◆ **DATASET EXTRACT**
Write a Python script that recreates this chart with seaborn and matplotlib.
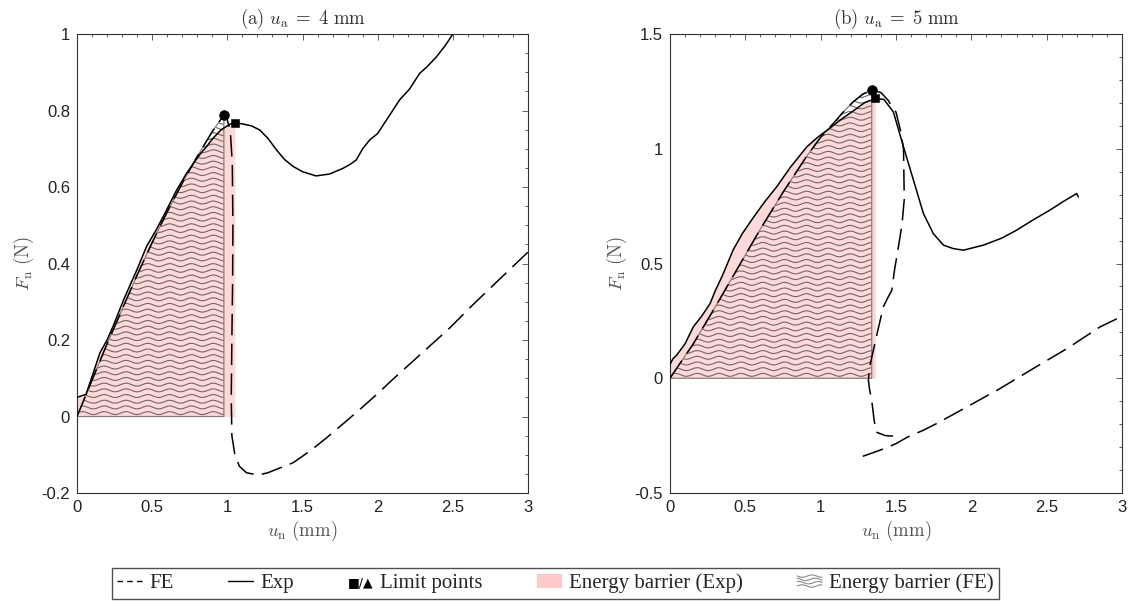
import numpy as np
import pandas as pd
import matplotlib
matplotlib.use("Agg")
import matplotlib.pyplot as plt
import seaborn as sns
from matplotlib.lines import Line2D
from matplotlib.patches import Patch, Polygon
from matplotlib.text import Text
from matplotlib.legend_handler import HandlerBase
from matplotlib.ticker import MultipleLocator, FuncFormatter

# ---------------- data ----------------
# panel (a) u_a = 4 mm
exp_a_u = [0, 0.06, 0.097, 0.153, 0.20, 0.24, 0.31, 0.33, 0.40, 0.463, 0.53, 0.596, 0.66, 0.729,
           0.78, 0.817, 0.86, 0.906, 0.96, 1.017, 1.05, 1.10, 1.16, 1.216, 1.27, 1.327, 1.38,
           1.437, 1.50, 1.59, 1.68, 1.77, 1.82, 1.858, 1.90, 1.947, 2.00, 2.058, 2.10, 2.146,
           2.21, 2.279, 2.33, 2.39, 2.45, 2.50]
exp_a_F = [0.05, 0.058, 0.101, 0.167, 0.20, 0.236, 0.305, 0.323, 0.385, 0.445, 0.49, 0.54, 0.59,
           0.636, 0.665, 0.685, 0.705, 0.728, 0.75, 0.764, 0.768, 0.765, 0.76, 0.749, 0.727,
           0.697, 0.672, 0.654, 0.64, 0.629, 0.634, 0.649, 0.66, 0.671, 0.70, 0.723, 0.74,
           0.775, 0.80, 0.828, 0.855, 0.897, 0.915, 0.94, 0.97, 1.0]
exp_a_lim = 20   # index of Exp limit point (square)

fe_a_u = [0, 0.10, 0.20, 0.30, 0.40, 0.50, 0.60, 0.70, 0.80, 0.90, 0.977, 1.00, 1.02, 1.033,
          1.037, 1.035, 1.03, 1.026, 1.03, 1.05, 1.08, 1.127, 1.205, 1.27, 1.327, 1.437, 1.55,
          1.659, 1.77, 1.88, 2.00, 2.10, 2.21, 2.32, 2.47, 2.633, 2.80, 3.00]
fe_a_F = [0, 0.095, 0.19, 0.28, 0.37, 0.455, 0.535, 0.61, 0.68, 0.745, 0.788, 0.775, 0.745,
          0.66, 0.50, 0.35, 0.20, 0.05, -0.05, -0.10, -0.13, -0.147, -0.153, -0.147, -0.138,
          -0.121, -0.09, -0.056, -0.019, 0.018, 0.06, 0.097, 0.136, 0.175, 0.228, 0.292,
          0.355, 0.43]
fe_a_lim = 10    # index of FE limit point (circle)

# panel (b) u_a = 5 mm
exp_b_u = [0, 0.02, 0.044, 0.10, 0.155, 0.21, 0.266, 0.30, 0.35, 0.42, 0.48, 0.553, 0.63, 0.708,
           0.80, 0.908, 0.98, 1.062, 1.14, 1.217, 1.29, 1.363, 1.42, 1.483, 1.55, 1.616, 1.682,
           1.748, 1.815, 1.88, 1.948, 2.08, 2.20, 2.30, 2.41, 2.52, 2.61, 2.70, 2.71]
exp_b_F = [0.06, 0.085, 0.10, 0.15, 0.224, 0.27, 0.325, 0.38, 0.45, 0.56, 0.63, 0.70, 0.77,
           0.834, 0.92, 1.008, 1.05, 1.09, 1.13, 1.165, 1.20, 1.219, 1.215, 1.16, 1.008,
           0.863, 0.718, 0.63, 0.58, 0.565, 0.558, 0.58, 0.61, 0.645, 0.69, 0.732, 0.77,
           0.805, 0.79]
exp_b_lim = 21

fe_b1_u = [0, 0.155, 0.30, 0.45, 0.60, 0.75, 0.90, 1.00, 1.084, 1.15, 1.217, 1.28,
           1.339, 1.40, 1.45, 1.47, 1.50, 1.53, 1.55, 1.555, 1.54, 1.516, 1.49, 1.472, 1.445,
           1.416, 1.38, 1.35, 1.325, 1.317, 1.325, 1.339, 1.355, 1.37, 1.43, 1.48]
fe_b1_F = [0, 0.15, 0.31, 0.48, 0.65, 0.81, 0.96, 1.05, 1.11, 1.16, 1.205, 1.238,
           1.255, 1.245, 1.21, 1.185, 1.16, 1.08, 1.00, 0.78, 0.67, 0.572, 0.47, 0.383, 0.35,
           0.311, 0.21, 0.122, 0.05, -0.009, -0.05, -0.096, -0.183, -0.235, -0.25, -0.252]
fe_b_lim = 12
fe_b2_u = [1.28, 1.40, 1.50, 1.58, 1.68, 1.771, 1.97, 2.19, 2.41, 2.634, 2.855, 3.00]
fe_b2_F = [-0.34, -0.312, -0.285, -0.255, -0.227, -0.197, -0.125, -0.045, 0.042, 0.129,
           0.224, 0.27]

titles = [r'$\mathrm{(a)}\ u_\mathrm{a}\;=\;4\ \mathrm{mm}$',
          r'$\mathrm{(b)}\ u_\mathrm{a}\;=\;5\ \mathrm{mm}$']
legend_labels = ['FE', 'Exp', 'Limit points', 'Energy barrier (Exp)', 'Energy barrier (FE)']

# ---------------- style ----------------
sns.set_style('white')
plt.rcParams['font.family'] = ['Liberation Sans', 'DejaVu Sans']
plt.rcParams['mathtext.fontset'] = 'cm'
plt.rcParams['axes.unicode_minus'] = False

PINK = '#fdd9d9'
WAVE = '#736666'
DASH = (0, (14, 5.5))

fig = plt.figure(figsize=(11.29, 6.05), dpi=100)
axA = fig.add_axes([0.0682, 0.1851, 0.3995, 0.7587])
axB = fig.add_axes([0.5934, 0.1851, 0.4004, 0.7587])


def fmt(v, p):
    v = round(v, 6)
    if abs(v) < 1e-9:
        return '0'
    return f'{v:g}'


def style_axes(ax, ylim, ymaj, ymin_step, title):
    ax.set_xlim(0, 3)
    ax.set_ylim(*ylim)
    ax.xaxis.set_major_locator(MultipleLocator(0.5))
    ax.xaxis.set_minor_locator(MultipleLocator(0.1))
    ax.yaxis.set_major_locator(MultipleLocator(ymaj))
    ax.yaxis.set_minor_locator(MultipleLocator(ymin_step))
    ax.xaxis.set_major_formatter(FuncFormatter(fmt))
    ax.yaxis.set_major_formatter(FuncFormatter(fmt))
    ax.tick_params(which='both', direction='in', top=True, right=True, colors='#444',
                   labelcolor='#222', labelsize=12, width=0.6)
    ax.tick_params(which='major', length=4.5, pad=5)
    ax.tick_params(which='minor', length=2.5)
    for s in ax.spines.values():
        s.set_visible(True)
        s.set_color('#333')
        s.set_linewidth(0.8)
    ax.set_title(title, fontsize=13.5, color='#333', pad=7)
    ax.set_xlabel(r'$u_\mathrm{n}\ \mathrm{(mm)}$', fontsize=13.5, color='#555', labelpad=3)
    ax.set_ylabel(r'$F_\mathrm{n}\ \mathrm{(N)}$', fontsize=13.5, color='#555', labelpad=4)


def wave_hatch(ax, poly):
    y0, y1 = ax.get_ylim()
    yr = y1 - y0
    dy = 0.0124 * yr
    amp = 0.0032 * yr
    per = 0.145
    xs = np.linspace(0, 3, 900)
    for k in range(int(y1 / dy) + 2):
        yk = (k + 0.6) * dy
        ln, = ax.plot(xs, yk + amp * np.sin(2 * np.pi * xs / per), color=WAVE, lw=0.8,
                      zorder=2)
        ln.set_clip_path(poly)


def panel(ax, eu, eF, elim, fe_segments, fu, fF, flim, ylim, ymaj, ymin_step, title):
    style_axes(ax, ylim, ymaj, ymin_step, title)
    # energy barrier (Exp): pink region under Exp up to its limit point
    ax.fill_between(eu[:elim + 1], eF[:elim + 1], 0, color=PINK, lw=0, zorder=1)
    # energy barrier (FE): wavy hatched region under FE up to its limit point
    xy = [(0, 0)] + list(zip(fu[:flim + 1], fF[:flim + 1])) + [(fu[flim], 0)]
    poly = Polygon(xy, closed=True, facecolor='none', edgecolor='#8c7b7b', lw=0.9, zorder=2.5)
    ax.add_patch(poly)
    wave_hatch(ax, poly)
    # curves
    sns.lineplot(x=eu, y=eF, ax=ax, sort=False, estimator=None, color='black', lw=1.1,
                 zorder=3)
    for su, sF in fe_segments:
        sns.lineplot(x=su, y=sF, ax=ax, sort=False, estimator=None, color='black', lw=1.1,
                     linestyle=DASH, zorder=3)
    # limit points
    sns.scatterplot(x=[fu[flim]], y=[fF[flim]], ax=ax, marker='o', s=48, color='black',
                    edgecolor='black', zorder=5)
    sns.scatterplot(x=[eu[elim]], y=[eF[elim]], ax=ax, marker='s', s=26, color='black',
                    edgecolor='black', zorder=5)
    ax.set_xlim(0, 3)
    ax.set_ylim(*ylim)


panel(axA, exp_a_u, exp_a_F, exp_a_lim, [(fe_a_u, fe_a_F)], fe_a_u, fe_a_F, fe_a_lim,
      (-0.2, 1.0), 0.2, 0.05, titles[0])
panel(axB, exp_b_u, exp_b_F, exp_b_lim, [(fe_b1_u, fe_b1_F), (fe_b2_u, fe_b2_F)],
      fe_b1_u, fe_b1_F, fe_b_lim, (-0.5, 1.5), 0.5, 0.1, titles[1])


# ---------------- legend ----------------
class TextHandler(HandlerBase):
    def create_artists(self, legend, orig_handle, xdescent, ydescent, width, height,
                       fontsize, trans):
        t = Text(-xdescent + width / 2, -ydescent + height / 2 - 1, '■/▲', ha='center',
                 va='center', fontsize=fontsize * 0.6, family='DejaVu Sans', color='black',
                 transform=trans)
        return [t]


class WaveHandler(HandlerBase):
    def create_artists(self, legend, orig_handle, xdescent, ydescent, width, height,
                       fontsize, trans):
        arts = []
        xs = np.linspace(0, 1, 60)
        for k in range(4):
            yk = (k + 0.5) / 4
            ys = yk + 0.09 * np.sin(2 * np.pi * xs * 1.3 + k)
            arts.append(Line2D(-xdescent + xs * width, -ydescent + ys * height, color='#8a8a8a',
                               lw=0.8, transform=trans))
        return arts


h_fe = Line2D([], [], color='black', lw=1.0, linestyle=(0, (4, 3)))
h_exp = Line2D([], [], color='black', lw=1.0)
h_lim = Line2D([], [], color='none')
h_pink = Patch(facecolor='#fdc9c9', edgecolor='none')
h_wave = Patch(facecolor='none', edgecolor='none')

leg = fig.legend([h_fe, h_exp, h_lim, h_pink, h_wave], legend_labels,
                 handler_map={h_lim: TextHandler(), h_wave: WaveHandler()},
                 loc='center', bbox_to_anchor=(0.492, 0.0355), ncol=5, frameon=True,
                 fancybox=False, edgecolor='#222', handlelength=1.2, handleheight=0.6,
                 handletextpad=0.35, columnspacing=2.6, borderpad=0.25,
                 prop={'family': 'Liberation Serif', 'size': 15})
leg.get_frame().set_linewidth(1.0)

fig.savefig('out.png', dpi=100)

◆ **EXERCISE DIRECTIONS**
Please reproduce the listing exactly from its opening line through the line that contains "from matplotlib.ticker import", both included, with all pictures omitted.

◆ **WRITTEN RESPONSE**
Write a Python script that recreates this chart with seaborn and matplotlib.
import numpy as np
import pandas as pd
import matplotlib
matplotlib.use("Agg")
import matplotlib.pyplot as plt
import seaborn as sns
from matplotlib.lines import Line2D
from matplotlib.patches import Patch, Polygon
from matplotlib.text import Text
from matplotlib.legend_handler import HandlerBase
from matplotlib.ticker import MultipleLocator, FuncFormatter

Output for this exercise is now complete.